Les régions ne souhaitent pas élargir le champ de leurs compétences au-delà de leur coeur de métier, pourvu qu'elles puissent exercer complètement ces compétences en accompagnant les entreprises. L'enjeu de l'acte de décentralisation que nous appelons de nos voeux est une répartition claire des compétences entre l'État et les régions. En matière d'innovation, par exemple, l'État intervient sur des appels d'offres, sur le FUI, par la BPI... La France ne peut plus se payer à la fois la déconcentration et la décentralisation. Elle doit choisir. Le mélange des deux induit un nomadisme des chômeurs et des chefs d'entreprises qui coûte cher et nuit à la rapidité de la décision publique.
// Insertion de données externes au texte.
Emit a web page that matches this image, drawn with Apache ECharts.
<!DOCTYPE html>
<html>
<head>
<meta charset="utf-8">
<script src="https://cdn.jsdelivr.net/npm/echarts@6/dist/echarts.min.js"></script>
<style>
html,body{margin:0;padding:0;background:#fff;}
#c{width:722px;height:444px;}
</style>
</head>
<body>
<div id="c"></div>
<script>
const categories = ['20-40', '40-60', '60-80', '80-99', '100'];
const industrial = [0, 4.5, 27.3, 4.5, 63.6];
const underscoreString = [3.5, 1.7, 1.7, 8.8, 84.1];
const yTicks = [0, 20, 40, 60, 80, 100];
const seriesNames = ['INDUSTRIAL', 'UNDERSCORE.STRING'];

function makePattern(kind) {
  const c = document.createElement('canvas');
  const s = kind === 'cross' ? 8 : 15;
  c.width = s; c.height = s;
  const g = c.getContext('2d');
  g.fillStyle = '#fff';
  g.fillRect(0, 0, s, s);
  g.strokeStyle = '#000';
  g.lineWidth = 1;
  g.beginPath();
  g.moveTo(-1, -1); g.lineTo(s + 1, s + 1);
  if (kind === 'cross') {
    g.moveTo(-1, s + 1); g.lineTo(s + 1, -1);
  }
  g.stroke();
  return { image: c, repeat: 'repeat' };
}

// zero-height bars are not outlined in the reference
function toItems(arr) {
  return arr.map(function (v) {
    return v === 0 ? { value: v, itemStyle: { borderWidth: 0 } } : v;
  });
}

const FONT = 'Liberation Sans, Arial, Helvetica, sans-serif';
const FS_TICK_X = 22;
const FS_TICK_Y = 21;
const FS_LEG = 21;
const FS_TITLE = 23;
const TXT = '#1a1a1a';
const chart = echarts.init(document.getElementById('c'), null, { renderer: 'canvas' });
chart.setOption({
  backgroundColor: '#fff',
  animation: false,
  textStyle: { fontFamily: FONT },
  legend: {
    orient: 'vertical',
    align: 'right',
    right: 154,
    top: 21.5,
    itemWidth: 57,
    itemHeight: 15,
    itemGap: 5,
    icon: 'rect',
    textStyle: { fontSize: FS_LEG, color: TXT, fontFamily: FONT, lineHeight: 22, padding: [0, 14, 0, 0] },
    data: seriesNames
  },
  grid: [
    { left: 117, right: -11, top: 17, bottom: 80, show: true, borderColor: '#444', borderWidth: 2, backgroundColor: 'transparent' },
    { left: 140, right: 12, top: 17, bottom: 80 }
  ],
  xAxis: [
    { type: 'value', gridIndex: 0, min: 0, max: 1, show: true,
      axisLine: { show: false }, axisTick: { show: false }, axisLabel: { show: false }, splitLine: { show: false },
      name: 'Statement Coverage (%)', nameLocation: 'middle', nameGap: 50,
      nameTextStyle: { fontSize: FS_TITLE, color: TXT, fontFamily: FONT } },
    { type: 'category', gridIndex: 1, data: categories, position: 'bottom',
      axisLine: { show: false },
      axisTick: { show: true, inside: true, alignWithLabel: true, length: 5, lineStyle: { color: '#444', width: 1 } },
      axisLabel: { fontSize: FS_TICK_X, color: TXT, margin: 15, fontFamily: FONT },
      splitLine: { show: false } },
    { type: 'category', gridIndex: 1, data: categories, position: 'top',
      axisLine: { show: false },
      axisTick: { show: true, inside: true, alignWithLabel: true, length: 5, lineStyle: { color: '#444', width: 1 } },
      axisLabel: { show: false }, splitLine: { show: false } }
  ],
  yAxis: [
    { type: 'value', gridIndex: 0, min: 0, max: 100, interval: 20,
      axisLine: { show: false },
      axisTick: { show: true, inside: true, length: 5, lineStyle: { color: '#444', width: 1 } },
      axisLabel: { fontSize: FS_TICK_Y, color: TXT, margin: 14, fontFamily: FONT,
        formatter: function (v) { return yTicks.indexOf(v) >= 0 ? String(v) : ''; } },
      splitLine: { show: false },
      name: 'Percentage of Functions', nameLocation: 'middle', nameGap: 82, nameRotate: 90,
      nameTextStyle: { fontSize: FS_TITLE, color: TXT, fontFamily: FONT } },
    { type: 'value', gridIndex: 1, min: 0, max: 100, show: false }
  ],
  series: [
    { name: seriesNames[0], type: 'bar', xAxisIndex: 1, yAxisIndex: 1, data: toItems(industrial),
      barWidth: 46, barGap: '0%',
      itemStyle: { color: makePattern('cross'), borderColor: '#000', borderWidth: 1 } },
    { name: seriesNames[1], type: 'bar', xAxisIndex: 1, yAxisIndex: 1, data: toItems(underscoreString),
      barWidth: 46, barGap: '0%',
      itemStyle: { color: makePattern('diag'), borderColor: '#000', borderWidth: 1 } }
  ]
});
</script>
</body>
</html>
Le découpage des régions a déjà donné lieu à plusieurs propositions de cartes, celles de Pierre Mauroy, d'Édouard Balladur, de Jean-Pierre Raffarin et d'Yves Krattinger. Selon les géographes, la solution optimale serait de passer entre les départements ou d'opérer un découpage intra-régional plutôt que de fusionner les régions. Le président de la République a privilégié la simplicité. À deux exceptions près, les flux se réalisent d'ailleurs d'abord au sein des régions.
La région est devenue la collectivité la plus dépendante des dotations de l'État. Le modèle des TER ne peut plus être accompagné : la région subventionne les gares et paye en plus les droits d'usage - une double peine ! Un tel système n'est plus acceptable. La disparition des conseils généraux renforcera le rôle des régions et des intercommunalités sur les territoires fragiles. Elles devront assumer une histoire française en général plus favorable aux territoires riches, laissant de côté un certain nombre de territoires ruraux. Nous plaidons pour le renforcement de l'intercommunalité. Nous plaidons même pour la revivification des pays, avec un vrai pouvoir exécutif. L'émiettement est trop coûteux.
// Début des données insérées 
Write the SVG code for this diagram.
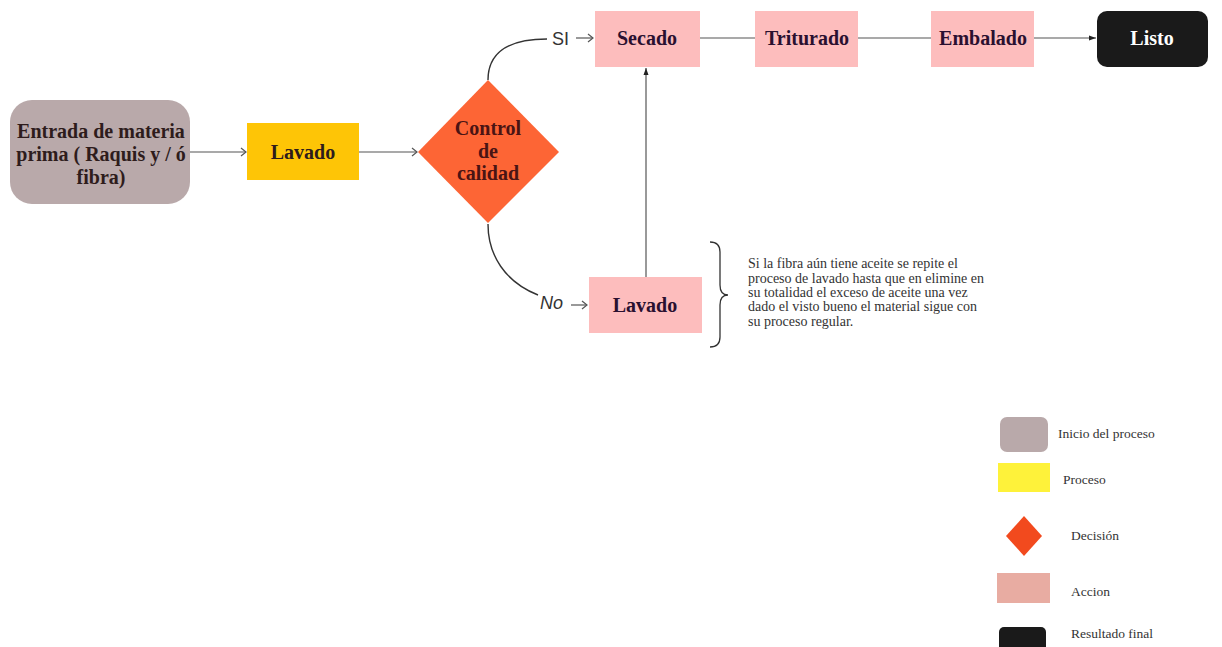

Les métropoles doivent faire l'objet de toute notre attention. L'industrie française est à 60 % hors du territoire métropolitain. Il faut rester prudent sur une exception métropolitaine en matière de compétences économiques afin d'éviter que les métropoles n'en viennent à monopoliser la richesse et l'emploi. Un tel déséquilibre favoriserait la désertification des territoires ruraux et pénaliserait les entreprises qui gagnent à se développer sur des territoires à la fois urbains et ruraux, comme elles l'ont fait en Vendée ou à Lacq.
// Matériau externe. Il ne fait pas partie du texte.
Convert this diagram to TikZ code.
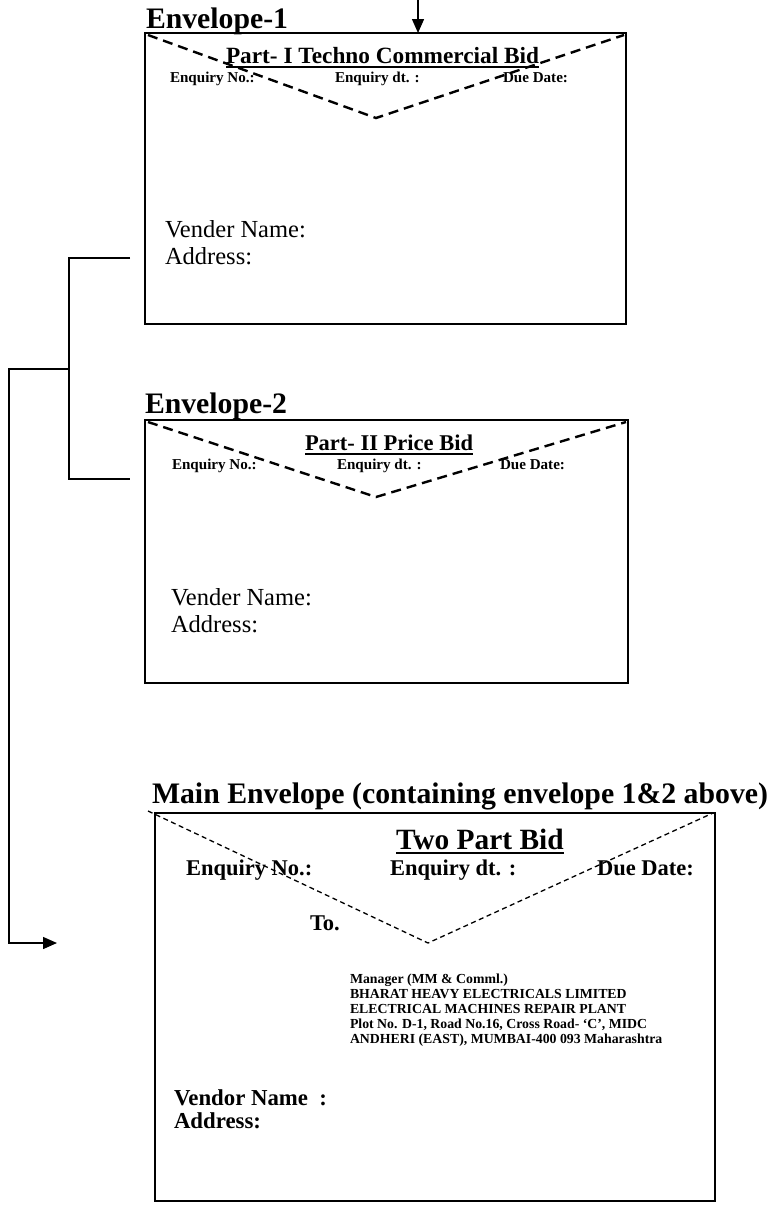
\documentclass[tikz,border=0pt]{standalone}
\usepackage{fontspec}
\setmainfont{Liberation Serif}
\usetikzlibrary{arrows.meta}
\newcommand{\fitw}[2]{\resizebox{#1pt}{!}{#2}}
\newcommand{\fsz}[1]{\fontsize{#1pt}{#1pt}\selectfont}
\begin{document}
\begin{tikzpicture}[x=1pt,y=-1pt,
  txt/.style={anchor=base west,inner sep=0pt,outer sep=0pt},
  frame/.style={draw,line width=1.6pt},
  flap/.style={line width=2.4pt,dash pattern=on 10pt off 6pt},
  flapthin/.style={line width=1.3pt,dash pattern=on 5pt off 3.5pt},
  conn/.style={line width=1.4pt},
  uline/.style={line width=1.4pt},
  tip/.style={-{Triangle[length=14pt,width=12pt]}}]
\useasboundingbox (0,0) rectangle (770,1210);

% ---------------- Envelope 1
\node[txt] (e1t) at (146,28) {\fitw{142}{\bfseries Envelope-1}};
\draw[frame] (145,33) rectangle (626,324);
\coordinate (e1a) at (148,35); \coordinate (e1b) at (376,118); \coordinate (e1c) at (624,35);
\draw[flap] (e1a) -- (e1b) -- (e1c);
\coordinate (intop) at (418,0); \coordinate (e1top) at (418,33);
\draw[conn,tip] (intop) -- (e1top);
\node[txt] (p1) at (226,63) {\fitw{313}{\bfseries Part- I Techno Commercial Bid}};
\draw[uline] ([yshift=-4pt]p1.base west) -- ([yshift=-4pt]p1.base east);
\node[txt] (e1n) at (170,82) {\fsz{15.1}\bfseries Enquiry No.:};
\node[txt] (e1d) at (335,82) {\fsz{15.1}\bfseries Enquiry dt. :};
\node[txt] (e1u) at (503,82) {\fsz{15.1}\bfseries Due Date:};
\node[txt] (e1v) at (165,237) {\fsz{24.5}Vender Name:};
\node[txt] (e1ad) at (165,264) {\fsz{24.5}Address:};

% ---------------- Envelope 2
\node[txt] (e2t) at (145,413) {\fitw{142}{\bfseries Envelope-2}};
\draw[frame] (145,420) rectangle (628,683);
\coordinate (e2a) at (148,422); \coordinate (e2b) at (376,497); \coordinate (e2c) at (626,422);
\draw[flap] (e2a) -- (e2b) -- (e2c);
\node[txt] (p2) at (305,450) {\fitw{168}{\bfseries Part- II Price Bid}};
\draw[uline] ([yshift=-4pt]p2.base west) -- ([yshift=-4pt]p2.base east);
\node[txt] (e2n) at (172,469) {\fsz{15.1}\bfseries Enquiry No.:};
\node[txt] (e2d) at (337,469) {\fsz{15.1}\bfseries Enquiry dt. :};
\node[txt] (e2u) at (500,469) {\fsz{15.1}\bfseries Due Date:};
\node[txt] (e2v) at (171,605) {\fsz{24.5}Vender Name:};
\node[txt] (e2ad) at (171,632) {\fsz{24.5}Address:};

% ---------------- Main envelope
\node[txt] (mt) at (152,803) {\fitw{616}{\bfseries Main Envelope (containing envelope 1\&2 above)}};
\draw[frame] (155,813) rectangle (715,1201);
\coordinate (ma) at (148,811); \coordinate (mb) at (428,943); \coordinate (mc) at (713,813);
\draw[flapthin] (ma) -- (mb) -- (mc);
\node[txt] (tp) at (396,849) {\fsz{29.4}\bfseries Two Part Bid};
\draw[uline] ([yshift=-4pt]tp.base west) -- ([yshift=-4pt]tp.base east);
\node[txt] (mn) at (186,875) {\fsz{22.5}\bfseries Enquiry No.:};
\node[txt] (md) at (390,875) {\fsz{22.5}\bfseries Enquiry dt. :};
\node[txt] (mu) at (597,875) {\fsz{22.5}\bfseries Due Date:};
\node[txt] (to) at (310,930) {\fsz{22.5}\bfseries To.};
\node[txt] (a1) at (350,983) {\fsz{13.8}\bfseries Manager (MM \& Comml.)};
\node[txt] (a2) at (350,998) {\fsz{13.8}\bfseries BHARAT HEAVY ELECTRICALS LIMITED};
\node[txt] (a3) at (350,1013) {\fsz{13.8}\bfseries ELECTRICAL MACHINES REPAIR PLANT};
\node[txt] (a4) at (350,1028) {\fsz{13.8}\bfseries Plot No. D-1, Road No.16, Cross Road- ‘C’, MIDC};
\node[txt] (a5) at (350,1043) {\fsz{13.8}\bfseries ANDHERI (EAST), MUMBAI-400 093 Maharashtra};
\node[txt] (mv) at (174,1105) {\fsz{22.8}\bfseries Vendor Name\ \ :};
\node[txt] (mad) at (174,1128) {\fsz{22.8}\bfseries Address:};

% ---------------- Connectors
\coordinate (c1) at (130,258);
\coordinate (c2) at (130,479);
\coordinate (j) at (69,369);
\coordinate (k) at (9,369);
\coordinate (mtip) at (57,943);
\draw[conn] (c1) -| (j) |- (c2);
\draw[conn,tip] (j) -- (k) |- (mtip);
\end{tikzpicture}
\end{document}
Un certain nombre de compétences seront transférées du département à la région - les collèges, les routes et les transports interurbains. Si ce transfert est l'occasion pour Bercy de supprimer les deux milliards d'euros alloués par les départements aux PME, ce sera un manque à gagner considérable pour l'innovation et l'emploi. Cela vaut pour le tourisme, les technologies de l'information et de la communication (TIC), la transition énergétique.
Les régions tiennent aux compétences qui font leur coeur de métier - formation, emploi, développement industriel et recherche. Elles sont aussi sensibles à l'équilibre des territoires et à l'action contractuelle que nous pouvons mener dans des territoires qui n'auraient pas la puissance fiscale des métropoles.